The Bangladesh government that has spent $300 million preparing the island for human habitation argues that relocation is needed because the existing camps in Cox’s Bazar have become overcrowded and thus harder to manage due to socioeconomic and security challenges.

There have been reports on drug trafficking and small crimes in camps. Some reports suggest of shoot-outs, kidnappings and killings in the Cox’s Bazar area where the Rohingya camps are located. But moving them to Bhasan Char is no guarantee that criminal gangs among refugees will not emerge there. So, moving them to the middle of the sea may not be the answer.

Bangladesh under financial strain

Costing nearly $900 million annually to maintain these refugees Bangladesh is under financial strain. Though international support is available but much of the cost is borne by the government itself. The administration also faces a waning goodwill for Rohingya within the Bangladeshi community, which makes it harder for the government to allocate more funds.

Tom Andrews, the UN special rapporteur on the situation of human rights in Myanmar is clear that it is Myanmar that has the legal and moral responsibility for ending this crisis. After being forced to run for their lives, the Rohingya deserve to return home in safety, he adds.

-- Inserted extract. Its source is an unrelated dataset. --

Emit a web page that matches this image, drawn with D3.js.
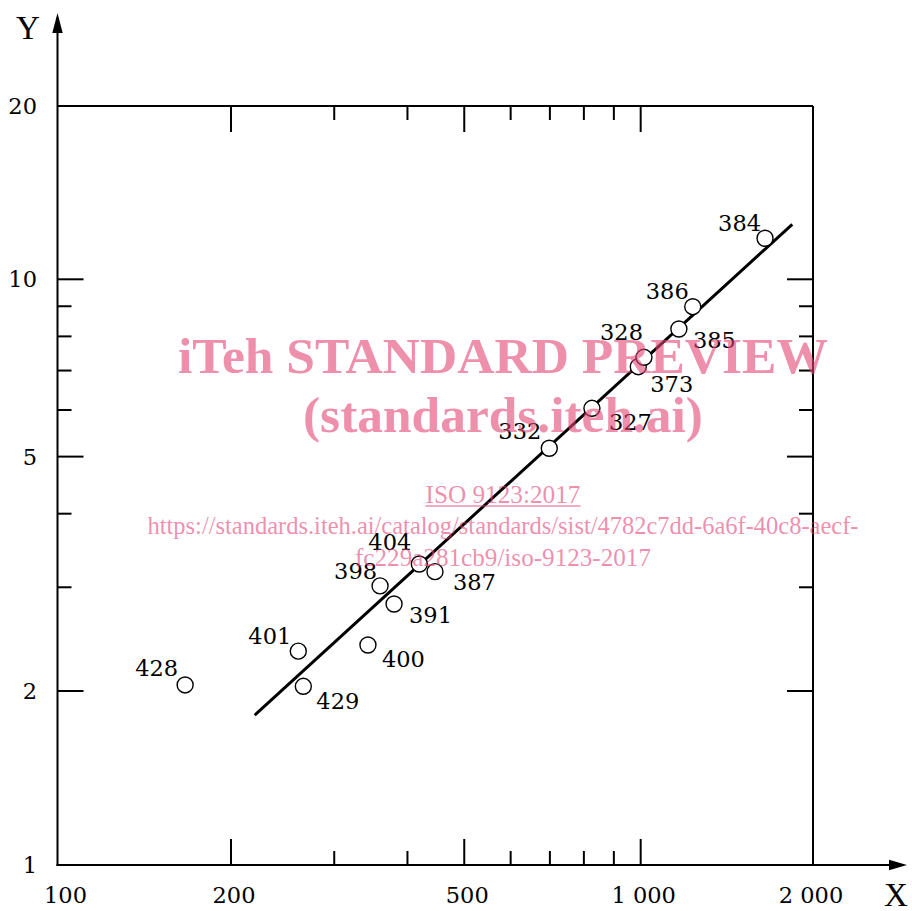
<!DOCTYPE html>
<html>
<head>
<meta charset="utf-8">
<script src="https://cdn.jsdelivr.net/npm/d3@7"></script>
<style>
    body { margin: 0; background: #fff; }
    svg { display: block; }
    .num { font-family: "DejaVu Serif", serif; font-size: 22.5px; fill: #000; }
    .axis-name { font-family: "Liberation Serif", serif; font-size: 33px; fill: #000; }
    .wm { fill: rgb(227, 68, 117); fill-opacity: 0.6; font-family: "Liberation Serif", serif; }
</style>
</head>
<body>
<svg id="chart" width="912" height="911"></svg>
<script>
// data (log-log)
const pointIds = ["428", "401", "429", "400", "398", "391", "404", "387", "332", "327", "373", "328", "385", "386", "384"];
const pointX = [167, 260.5, 265.7, 342.5, 359.2, 379.5, 419.1, 445.7, 698.3, 825.7, 990.6, 1013, 1162, 1227, 1630];
const pointY = [2.048, 2.337, 2.037, 2.394, 3.016, 2.81, 3.286, 3.189, 5.166, 6.039, 7.106, 7.372, 8.234, 8.984, 11.74];

const fitX = [219.5, 1814];
const fitY = [1.819, 12.4];

const xMajor = [200, 500, 1000];
const xMinor = [300, 400, 600, 700, 800, 900];
const yMajor = [2, 5, 10];
const yMinor = [3, 4, 6, 7, 8, 9];
const xLabelValues = [100, 200, 500, 1000, 2000];
const xLabelText = ["100", "200", "500", "1 000", "2 000"];
const yLabelValues = [1, 2, 5, 10, 20];
const yLabelText = ["1", "2", "5", "10", "20"];

// label offsets from circle centre (negative dx = text ends left of point)
const labelOffsets = [[-7, -9], [-7, -7], [13, 23], [14, 22], [-3, -7], [15, 19], [-8, -14], [18, 18],
    [-8, -9], [17, 22], [12, 25], [-1, -17], [14, 19], [-4, -8], [-4, -7]];

const svg = d3.select("#chart");
const frameL = 57.5, frameR = 813, frameT = 106, frameB = 865;

const x = d3.scaleLog().domain([100, 2000]).range([54.6, 817.1]);
const y = d3.scaleLog().domain([1, 20]).range([868.3, 102]);

const black = "#000";
const g = svg.append("g");

// frame: top + right, axes left + bottom with arrows
g.append("line").attr("x1", frameL).attr("x2", frameR).attr("y1", frameT).attr("y2", frameT)
    .attr("stroke", black).attr("stroke-width", 2);
g.append("line").attr("x1", frameR).attr("x2", frameR).attr("y1", frameT).attr("y2", frameB)
    .attr("stroke", black).attr("stroke-width", 2);
g.append("line").attr("x1", frameL).attr("x2", frameL).attr("y1", frameB + 1).attr("y2", 30)
    .attr("stroke", black).attr("stroke-width", 2);
g.append("line").attr("x1", frameL - 1).attr("x2", 892).attr("y1", frameB).attr("y2", frameB)
    .attr("stroke", black).attr("stroke-width", 2);
g.append("path").attr("d", `M${frameL},13 L${frameL - 5.2},33 L${frameL + 5.2},33 Z`).attr("fill", black);
g.append("path").attr("d", `M907,${frameB} L889,${frameB - 5.2} L889,${frameB + 5.2} Z`).attr("fill", black);

g.append("text").attr("class", "axis-name").attr("x", 28).attr("y", 39).attr("text-anchor", "middle").text("Y");
g.append("text").attr("class", "axis-name").attr("x", 896).attr("y", 906).attr("text-anchor", "middle").text("X");

// ticks, pointing inward on all four sides
function xTicks(vals, len) {
    g.selectAll(null).data(vals).join("line")
        .attr("x1", d => x(d)).attr("x2", d => x(d))
        .attr("y1", frameB).attr("y2", frameB - len)
        .attr("stroke", black).attr("stroke-width", 2);
    g.selectAll(null).data(vals).join("line")
        .attr("x1", d => x(d)).attr("x2", d => x(d))
        .attr("y1", frameT).attr("y2", frameT + len)
        .attr("stroke", black).attr("stroke-width", 2);
}
function yTicks(vals, len) {
    g.selectAll(null).data(vals).join("line")
        .attr("x1", frameL).attr("x2", frameL + len)
        .attr("y1", d => y(d)).attr("y2", d => y(d))
        .attr("stroke", black).attr("stroke-width", 2);
    g.selectAll(null).data(vals).join("line")
        .attr("x1", frameR).attr("x2", frameR - len)
        .attr("y1", d => y(d)).attr("y2", d => y(d))
        .attr("stroke", black).attr("stroke-width", 2);
}
xTicks(xMajor, 26);
xTicks(xMinor, 14);
yTicks(yMajor, 26);
yTicks(yMinor, 14);

g.selectAll(".xlab").data(xLabelValues).join("text")
    .attr("class", "num")
    .attr("x", d => Math.min(Math.max(x(d) + 3, frameL + 8), frameR - 2))
    .attr("y", 903)
    .attr("text-anchor", "middle")
    .text((d, i) => xLabelText[i]);

g.selectAll(".ylab").data(yLabelValues).join("text")
    .attr("class", "num")
    .attr("x", 37)
    .attr("y", d => Math.min(Math.max(y(d), frameT), frameB) + 8)
    .attr("text-anchor", "end")
    .text((d, i) => yLabelText[i]);

// regression line
g.append("line")
    .attr("x1", x(fitX[0])).attr("y1", y(fitY[0]))
    .attr("x2", x(fitX[1])).attr("y2", y(fitY[1]))
    .attr("stroke", black).attr("stroke-width", 3);

const pts = pointIds.map((id, i) => ({ id, vx: pointX[i], vy: pointY[i], off: labelOffsets[i] }));

g.selectAll(".pt").data(pts).join("circle")
    .attr("cx", d => x(d.vx)).attr("cy", d => y(d.vy))
    .attr("r", 8)
    .attr("fill", "#fff").attr("stroke", black).attr("stroke-width", 1.4);

g.selectAll(".plab").data(pts).join("text")
    .attr("class", "num")
    .attr("x", d => x(d.vx) + d.off[0])
    .attr("y", d => y(d.vy) + d.off[1])
    .attr("text-anchor", d => d.off[0] < 0 ? "end" : "start")
    .text(d => d.id);

// watermark on top
const wm = svg.append("g");
wm.append("text").attr("class", "wm").attr("x", 503).attr("y", 373)
    .attr("text-anchor", "middle").attr("font-weight", "bold").attr("font-size", 50)
    .attr("textLength", 650).attr("lengthAdjust", "spacingAndGlyphs")
    .text("iTeh STANDARD PREVIEW");
wm.append("text").attr("class", "wm").attr("x", 503).attr("y", 432)
    .attr("text-anchor", "middle").attr("font-weight", "bold").attr("font-size", 50)
    .attr("textLength", 400).attr("lengthAdjust", "spacingAndGlyphs")
    .text("(standards.iteh.ai)");
wm.append("text").attr("class", "wm").attr("x", 503).attr("y", 503)
    .attr("text-anchor", "middle").attr("font-size", 25)
    .attr("textLength", 155).attr("lengthAdjust", "spacingAndGlyphs")
    .text("ISO 9123:2017");
wm.append("line").attr("x1", 425.5).attr("x2", 580.5).attr("y1", 506).attr("y2", 506)
    .attr("stroke", "rgb(227, 68, 117)").attr("stroke-opacity", 0.6).attr("stroke-width", 1.3);
wm.append("text").attr("class", "wm").attr("x", 503).attr("y", 534)
    .attr("text-anchor", "middle").attr("font-size", 25)
    .attr("textLength", 711).attr("lengthAdjust", "spacingAndGlyphs")
    .text("https://standards.iteh.ai/catalog/standards/sist/4782c7dd-6a6f-40c8-aecf-");
wm.append("text").attr("class", "wm").attr("x", 503).attr("y", 566)
    .attr("text-anchor", "middle").attr("font-size", 25)
    .attr("textLength", 296).attr("lengthAdjust", "spacingAndGlyphs")
    .text("fc229a281cb9/iso-9123-2017");
</script>
</body>
</html>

But because of the lingering fear for their lives, denial of citizenship and freedom of movement the Rohingya refugees refuse to return home. Myanmar however, continues to deny committing genocide, justifying the 2017 operations to root out insurgents only.

Myanmar has not done anything to eliminate the root cause of discrimination against the Rohingya. The lives of about 600,000 who remain inside Myanmar, stripped of their basic civic rights and citizenship, living in camps is no comfort for the refuges to go back.

Rohingya Muslims are being targeted and compelled to flee and seek refuge elsewhere under a phased plan beginning in 1978, when the first mass exodus took place.

Other phases of ethnic cleansing have occurred in early 1990s followed by one in 2015. But the last one of August- September 2017 was the most devastating of all. With no future for the rest in Myanmar, they will also be pushed out once the international outcry has subsided over the last expulsions of 2017.

Facing Myanmar’s obstinance and Rohingya fears of returning to risk their lives again no one is focusing on the repatriation of Rohingya back to Myanmar. The military-led government is not going to change. There is therefore, no hope if these destitute Rohingya will be allowed to return home under ordinary circumstances.

There are only two choices — either they are accommodated among various other countries or the international community enforces a Kosovo or Bosnia like solution where the Rohingya can return home in safety and honour.

Sajjad Ashraf served as an adjunct professor at the Lee Kuan Yew School of Public Policy, National University of Singapore. He was a member of Pakistan’s Foreign Service from 1973 to 2008 and was Pakistan’s consul general to Dubai during the mid 1990s.